• _Direction_:
Can you set down, exactly as they appear below, the lines from the opening of the material through the one bearing "il6_dc_err = [0, 0, 1, 4, 5, 29, 1]", minus the pictures?

....................

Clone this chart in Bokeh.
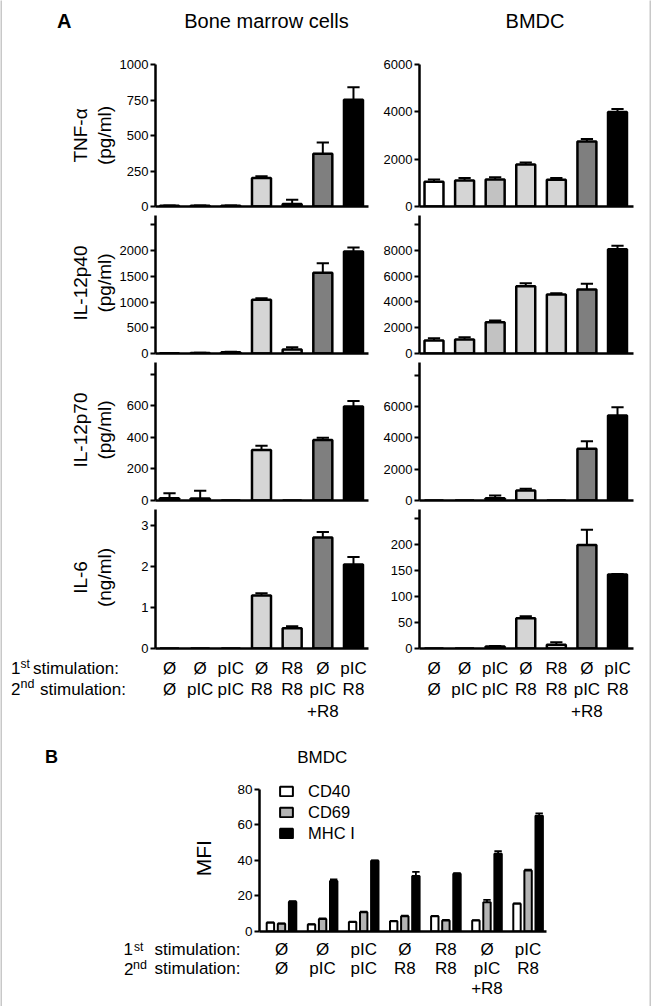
import numpy as np
from bokeh.plotting import figure
from bokeh.models import Range1d, FixedTicker, Legend, LegendItem, ColumnDataSource
from bokeh.layouts import row, column
from bokeh.core.properties import value
from bokeh.embed import file_html
from bokeh.resources import INLINE

FONT = "Liberation Sans"

# ---------------- data ----------------
stim_1st = ["Ø", "Ø", "pIC", "Ø", "R8", "Ø", "pIC"]
stim_2nd = ["Ø", "pIC", "pIC", "R8", "R8", "pIC", "R8"]
stim_3rd = ["", "", "", "", "", "+R8", ""]

tnf_bm = [5, 5, 5, 200, 18, 372, 752]
tnf_bm_err = [2, 2, 2, 13, 30, 78, 88]
tnf_dc = [1050, 1100, 1140, 1776, 1127, 2748, 3988]
tnf_dc_err = [90, 100, 100, 84, 73, 99, 127]

p40_bm = [3, 10, 25, 1043, 78, 1567, 1981]
p40_bm_err = [4, 5, 10, 32, 44, 187, 77]
p40_dc = [1010, 1087, 2433, 5228, 4583, 4970, 8100]
p40_dc_err = [180, 183, 130, 235, 103, 440, 260]

p70_bm = [14, 12, 0, 320, 0, 384, 596]
p70_bm_err = [32, 50, 0, 28, 0, 15, 36]
p70_dc = [0, 0, 150, 640, 0, 3300, 5425]
p70_dc_err = [0, 0, 170, 105, 0, 485, 530]

il6_bm = [0, 0, 0, 1.29, 0.495, 2.71, 2.05]
il6_bm_err = [0, 0, 0, 0.06, 0.05, 0.13, 0.18]
il6_dc = [0, 0, 4, 58, 7, 199, 142]
il6_dc_err = [0, 0, 1, 4, 5, 29, 1]

markers = ["CD40", "CD69", "MHC I"]
cd40 = [4.9, 3.9, 5.3, 5.8, 8.6, 6.2, 15.6]
cd40_err = [0.2, 0.2, 0.2, 0.2, 0.2, 0.2, 0.2]
cd69 = [4.3, 7.1, 10.9, 8.6, 6.2, 16.5, 34.4]
cd69_err = [0.3, 0.3, 0.3, 0.3, 0.3, 1.3, 0.4]
mhc1 = [16.7, 28.5, 39.8, 31.2, 32.6, 43.8, 65.2]
mhc1_err = [0.4, 0.8, 0.3, 2.4, 0.3, 1.4, 1.3]

ticks_tnf_bm = [0, 250, 500, 750, 1000]
ticks_tnf_dc = [0, 2000, 4000, 6000]
ticks_p40_bm = [0, 500, 1000, 1500, 2000, 2500]
ticks_p40_dc = [0, 2000, 4000, 6000, 8000, 10000]
ticks_p70_bm = [0, 200, 400, 600, 800]
ticks_p70_dc = [0, 2000, 4000, 6000, 8000]
ticks_il6_bm = [0, 1, 2, 3]
ticks_il6_dc = [0, 50, 100, 150, 200, 250]
ticks_mfi = [0, 20, 40, 60, 80]

# ---------------- styles / geometry ----------------
bar_fill = ["#ffffff", "#d5d5d5", "#c2c2c2", "#d5d5d5", "#d5d5d5", "#7f7f7f", "#000000"]
marker_fill = ["#ffffff", "#b4b4b4", "#000000"]
GRAY = "#c8c8c8"

W, H = 651, 1006
XO = 2                      # width of the grey frame strips
IW = W - 2 * XO             # inner width
XR_L = (0.543, 7.49)
XR_R = (0.526, 7.523)
XR_B = (0.4647, 7.448)
FL_L, FW_L = 155, 213       # page x of left frame, width
FL_R, FW_R = 419, 214
FL_B, FW_B = 259, 287


def text_fig(w, h, fill="white"):
    p = figure(width=w, height=h, x_range=Range1d(0, w), y_range=Range1d(h, 0),
               x_axis_type=None, y_axis_type=None, toolbar_location=None,
               output_backend="svg", min_border_left=0, min_border_right=0,
               min_border_top=0, min_border_bottom=0, title=None)
    p.outline_line_color = None
    p.background_fill_color = fill
    p.border_fill_color = fill
    return p


def txt(p, x, y, s, size, align="left", angle=0.0, bold=False):
    # x given in page coordinates; inner figures start at XO
    p.text(x=[x - XO], y=[y], text=[s], text_font=value(FONT),
           text_font_size=value(f"{size}px"), text_align=align,
           text_baseline="alphabetic", angle=angle, text_color="black",
           text_font_style="bold" if bold else "normal")


def style_axes(p, ticks, label_size):
    p.grid.visible = False
    p.outline_line_color = None
    p.background_fill_color = "white"
    p.border_fill_color = "white"
    xa = p.xaxis[0]
    xa.ticker = FixedTicker(ticks=[])
    xa.major_tick_line_color = None
    xa.minor_tick_line_color = None
    xa.major_label_text_font_size = "0px"
    xa.major_tick_out = 0
    xa.major_tick_in = 0
    xa.major_label_standoff = 0
    xa.axis_line_width = 2.5
    xa.axis_line_color = "black"
    ya = p.yaxis[0]
    ya.ticker = FixedTicker(ticks=ticks)
    ya.minor_tick_line_color = None
    ya.major_tick_in = 0
    ya.major_tick_out = 5
    ya.major_tick_line_width = 2
    ya.major_tick_line_color = "black"
    ya.axis_line_width = 2.5
    ya.axis_line_color = "black"
    ya.major_label_text_font = FONT
    ya.major_label_text_font_size = f"{label_size}px"
    ya.major_label_text_color = "black"
    ya.major_label_standoff = 2


def bar_fig(width, height, bl, br, bt, bb, xr, ymax, ticks, hide, vals, errs):
    p = figure(width=width, height=height, x_range=Range1d(*xr), y_range=Range1d(0, ymax),
               min_border_left=bl, min_border_right=br, min_border_top=bt,
               min_border_bottom=bb, toolbar_location=None, output_backend="svg", title=None)
    style_axes(p, ticks, 13)
    if hide:
        p.yaxis[0].major_label_overrides = {t: "" for t in hide}
    x = np.arange(1, 8)
    v = np.array(vals, dtype=float)
    e = np.array(errs, dtype=float)
    m = e > 0
    up = v + e
    p.segment(x0=x[m], y0=v[m], x1=x[m], y1=up[m], line_width=2, line_color="black")
    p.segment(x0=x[m] - 0.2, y0=up[m], x1=x[m] + 0.2, y1=up[m], line_width=2, line_color="black")
    src = ColumnDataSource(dict(x=x, top=v, fill=bar_fill))
    p.vbar(x="x", top="top", width=0.62, source=src, fill_color="fill",
           line_color="black", line_width=2.5)
    return p


# ---------------- panel A ----------------
hdr = text_fig(IW, 52)
txt(hdr, 56.5, 18.8, "A", 20, bold=True)
txt(hdr, 266, 18.8, "Bone marrow cells", 20, align="center")
txt(hdr, 534.5, 18.8, "BMDC", 20, align="center")

TAW = 116 - XO
LW = 259
RW = IW - TAW - LW          # 274
RBR = RW - 44 - FW_R        # right border of right plots
rowsA = column(
    row(bar_fig(LW, 161, 39, 7, 10, 9, XR_L, 1000, ticks_tnf_bm, [], tnf_bm, tnf_bm_err),
        bar_fig(RW, 161, 44, RBR, 10, 9, XR_R, 6000, ticks_tnf_dc, [], tnf_dc, tnf_dc_err)),
    row(bar_fig(LW, 147, 39, 7, 0, 9, XR_L, 2680, ticks_p40_bm, [2500], p40_bm, p40_bm_err),
        bar_fig(RW, 147, 44, RBR, 0, 9, XR_R, 10718, ticks_p40_dc, [10000], p40_dc, p40_dc_err)),
    row(bar_fig(LW, 147, 39, 7, 0, 9, XR_L, 876, ticks_p70_bm, [800], p70_bm, p70_bm_err),
        bar_fig(RW, 147, 44, RBR, 0, 9, XR_R, 8818, ticks_p70_dc, [8000], p70_dc, p70_dc_err)),
    row(bar_fig(LW, 147, 39, 7, 0, 8, XR_L, 3.39, ticks_il6_bm, [], il6_bm, il6_bm_err),
        bar_fig(RW, 147, 44, RBR, 0, 8, XR_R, 267, ticks_il6_dc, [250], il6_dc, il6_dc_err)),
)

ta = text_fig(TAW, 602)
titles = [("TNF-α", "(pg/ml)", 81), ("IL-12p40", "(pg/ml)", 228.5),
          ("IL-12p70", "(pg/ml)", 375.5), ("IL-6", "(ng/ml)", 523)]
for l1, l2, yc in titles:
    txt(ta, 80, yc, l1, 19, align="center", angle=np.pi / 2)
    txt(ta, 104, yc, l2, 19, align="center", angle=np.pi / 2)

midA = row(ta, rowsA)

cat = text_fig(IW, 70)
txt(cat, 10.5, 11.5, "1", 17)
txt(cat, 20, 7.2, "st", 12)
txt(cat, 32.5, 11.5, "stimulation:", 17)
txt(cat, 10.5, 32.8, "2", 17)
txt(cat, 20, 27.2, "nd", 12.5)
txt(cat, 39.5, 32.8, "stimulation:", 17)
for i in range(7):
    xl = FL_L + (i + 1 - XR_L[0]) / (XR_L[1] - XR_L[0]) * FW_L
    xr = FL_R + (i + 1 - XR_R[0]) / (XR_R[1] - XR_R[0]) * FW_R
    for xx in (xl, xr):
        txt(cat, xx, 11.5, stim_1st[i], 17, align="center")
        txt(cat, xx, 32.8, stim_2nd[i], 17, align="center")
        if stim_3rd[i]:
            txt(cat, xx, 55, stim_3rd[i], 17, align="center")

# ---------------- panel B ----------------
bh = text_fig(IW, 43)
txt(bh, 44.5, 28.7, "B", 18, bold=True)
txt(bh, 321.7, 29, "BMDC", 17, align="center")

TBW = 233 - XO
PBW = IW - TBW
tb = text_fig(TBW, 168)
txt(tb, 202.5, 86, "MFI", 21, align="center", angle=np.pi / 2)

pb = figure(width=PBW, height=168, x_range=Range1d(*XR_B), y_range=Range1d(0, 84.5),
            min_border_left=26, min_border_right=PBW - 26 - FW_B, min_border_top=10,
            min_border_bottom=8, toolbar_location=None, output_backend="svg", title=None)
style_axes(pb, ticks_mfi, 13.5)
pb.yaxis[0].bounds = (0, 80)
xg = np.arange(1, 8)
offsets = [-0.27, 0.0, 0.27]
items = []
for k, (vals, errs) in enumerate([(cd40, cd40_err), (cd69, cd69_err), (mhc1, mhc1_err)]):
    xs = xg + offsets[k]
    v = np.array(vals)
    e = np.array(errs)
    up = v + e
    pb.segment(x0=xs, y0=v, x1=xs, y1=up, line_width=1.8, line_color="black")
    pb.segment(x0=xs - 0.09, y0=up, x1=xs + 0.09, y1=up, line_width=1.8, line_color="black")
    r = pb.vbar(x=xs, top=v, width=0.18, fill_color=marker_fill[k], line_color="black",
                line_width=2)
    items.append(LegendItem(label=markers[k], renderers=[r]))
leg = Legend(items=items, location=(19, 88.5), orientation="vertical", glyph_width=16,
             glyph_height=12, label_height=12, spacing=2, padding=0, margin=0,
             border_line_color=None, background_fill_alpha=0, label_standoff=14,
             label_text_font=FONT, label_text_font_size="16.5px", label_text_color="black")
pb.add_layout(leg)
rowB = row(tb, pb)

catb = text_fig(IW, 65)
txt(catb, 123, 9.8, "1", 17)
txt(catb, 133.5, 7.2, "st", 12)
txt(catb, 154, 9.8, "stimulation:", 17)
txt(catb, 123.5, 29.3, "2", 17)
txt(catb, 132.5, 25.5, "nd", 12.5)
txt(catb, 154, 29.3, "stimulation:", 17)
for i in range(7):
    xx = FL_B + (i + 1 - XR_B[0]) / (XR_B[1] - XR_B[0]) * FW_B
    txt(catb, xx, 9.8, stim_1st[i], 17, align="center")
    txt(catb, xx, 29.3, stim_2nd[i], 17, align="center")
    if stim_3rd[i]:
        txt(catb, xx, 49, stim_3rd[i], 17, align="center")

# ---------------- frame strips ----------------
inner = column(text_fig(IW, 2, GRAY), hdr, midA, cat, text_fig(IW, 2, GRAY),
               bh, rowB, catb, text_fig(IW, 2, GRAY))
layout = row(text_fig(XO, H, GRAY), inner, text_fig(XO, H, GRAY))
open("out.html", "w").write(file_html(layout, INLINE))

....................

• _Task response_:
Clone this chart in Bokeh.
import numpy as np
from bokeh.plotting import figure
from bokeh.models import Range1d, FixedTicker, Legend, LegendItem, ColumnDataSource
from bokeh.layouts import row, column
from bokeh.core.properties import value
from bokeh.embed import file_html
from bokeh.resources import INLINE

FONT = "Liberation Sans"

# ---------------- data ----------------
stim_1st = ["Ø", "Ø", "pIC", "Ø", "R8", "Ø", "pIC"]
stim_2nd = ["Ø", "pIC", "pIC", "R8", "R8", "pIC", "R8"]
stim_3rd = ["", "", "", "", "", "+R8", ""]

tnf_bm = [5, 5, 5, 200, 18, 372, 752]
tnf_bm_err = [2, 2, 2, 13, 30, 78, 88]
tnf_dc = [1050, 1100, 1140, 1776, 1127, 2748, 3988]
tnf_dc_err = [90, 100, 100, 84, 73, 99, 127]

p40_bm = [3, 10, 25, 1043, 78, 1567, 1981]
p40_bm_err = [4, 5, 10, 32, 44, 187, 77]
p40_dc = [1010, 1087, 2433, 5228, 4583, 4970, 8100]
p40_dc_err = [180, 183, 130, 235, 103, 440, 260]

p70_bm = [14, 12, 0, 320, 0, 384, 596]
p70_bm_err = [32, 50, 0, 28, 0, 15, 36]
p70_dc = [0, 0, 150, 640, 0, 3300, 5425]
p70_dc_err = [0, 0, 170, 105, 0, 485, 530]

il6_bm = [0, 0, 0, 1.29, 0.495, 2.71, 2.05]
il6_bm_err = [0, 0, 0, 0.06, 0.05, 0.13, 0.18]
il6_dc = [0, 0, 4, 58, 7, 199, 142]
il6_dc_err = [0, 0, 1, 4, 5, 29, 1]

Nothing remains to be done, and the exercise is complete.